Marleen Sleeuwits is inspired by impersonal environments, places that could be anywhere and nowhere, such as vacant zones in airports, unoccupied corridors of hotels, and empty rooms in office buildings. The Netherlands-based artist is attracted to these non-spaces for the lack of impression they leave on people; her work focuses on finding ways of visualizing the identity of these voids and connecting to them in novel ways. Through structural contradiction, illusion, and the manipulation of scale, she aims to transform viewers’ awareness of their surroundings. 

 

Primarily working within abandoned office spaces, her process involves stripping the rooms down to their individual components, laying bare the layers found beneath the surfaces.

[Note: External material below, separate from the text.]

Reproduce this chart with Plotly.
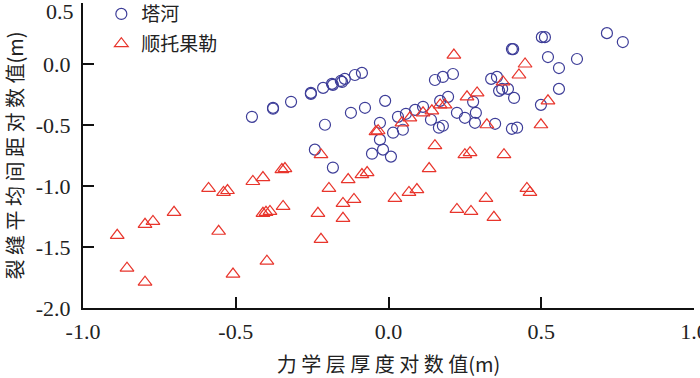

She then reassembles the room using materials found on-site, such as fluorescent tubes, paper towels, laminate, and tape, by adapting techniques of sculpture, painting and drawing. Experimenting with the variability of the commonplace substances she finds, Sleeuwits creates contradictions of spatial orientation, and then photographs the end results. 

 

Her compositions obscure a given room’s anatomy, yet she deliberately incorporates small clues that ground her works in reality; an electrical socket, for example, provides a subtle indication of scale that is otherwise difficult to comprehend, and close inspection reveals sheets of insulation, pieces of ceiling, and sparkling foam rubber. 

 

Marleen Sleeuwits graduated from the Royal Academy of Fine Arts in The Hague and continued her studies at the Masters Photography of AKV | St.Joost in Breda, which she completed in 2005.  Her work has been exhibited in the Netherlands in places like The Dutch Photo Museum (Rotterdam), Museum De Fundatie (Zwolle), Museum Het Valkhof (Nijmegen), W139 (Amsterdam) and Nest (The Hague). Internationally, her work has been presented in cities like Jeonju, Los Angeles, Denver, Belo Horizonte, Brno and Berlin. Her work is included in collections such as Collection De Groen, Museum Boijmans van Beuningen, KPMG, Akzo Nobel, Ministry of Foreign Affairs and various private collections.